Under the CLM assumptions, a confidence interval is

\[\hat{\beta_j} \pm \alpha se(\hat{\beta_j}) \]

where \(\alpha\) is a critical value

Testing Multiple Linear Restrictions: The F-test

Often we want to test whether a group of variables have no effect on the dependenet variables.

The null hypothesis is that a set of variables has no effect on y, once another set of variables have been controlled.

In contest to hypothesis testing:

  • The restricted model is the model without hte groups of variables we are testing
  • The unrestricted model is the model of all the parameters

For the general case:

  • The unrestricted model with k independent variables \(y = \beta_0 + \beta_1x_1 +…+ \beta_k x_k + u\)

  • The null hypothesis is \(H_0: \beta_{k-q-1} = 0,…, \beta_k = 0\) which puts q exclusion restrictions on the model

The F-statistic is:

\[F = \frac{\frac{SSR_r - SSR_{ur}}{q}}{\frac{SSR_{ur}}{n-k-1}} \]

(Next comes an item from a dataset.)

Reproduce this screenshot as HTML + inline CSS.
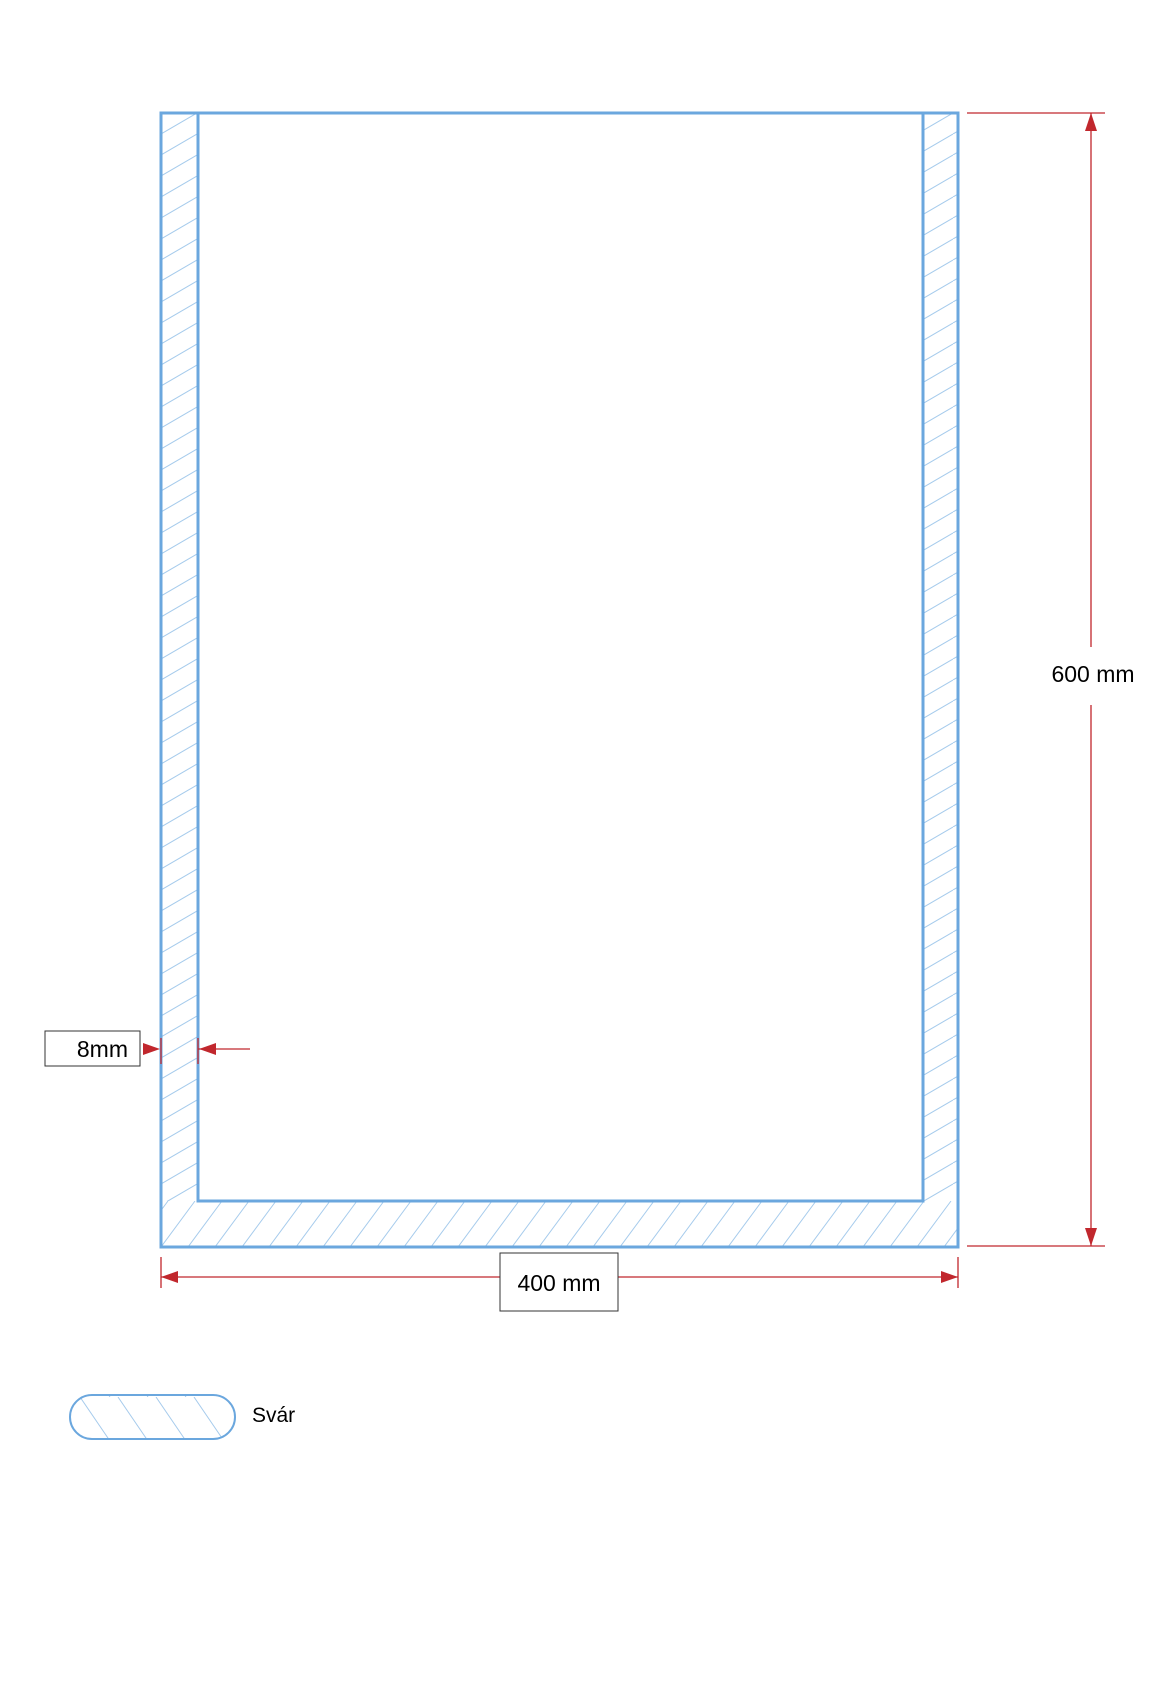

where \(SSR_r\) is the sum of squared residuals from the restricted model and \(SSR_{ur} \) is the sum of squared residuals from the unrestricted model and q is the numerator degrees of freedom which is the degrees of freedom in the restricted model minus the degrees of freedom in the unrestricted model.

The F-statistic is always non-negative. If \(H_0\) is rejected then we say that \(x_{k-q+1},…x_k \) are jointly statistically significant. If we fail to reject then the variables are jointly statistically insignificant.

The R-Squared Form of the F-statistic

Using the fact that \(SSR_r = SST(1-R_r^2) \) and \(SSR_{ur} = SST(1 - R_{ur}^2) \) we can substitute in to the F-statistic to get

\[F = \frac{\frac{R_{ur}^2 - R_r^2}{q}}{\frac{1-R_{ur}^2}{n-k-1}} \]

This is often more convenient for testing exclusion restrictions in models but cannot test all linear restrictions.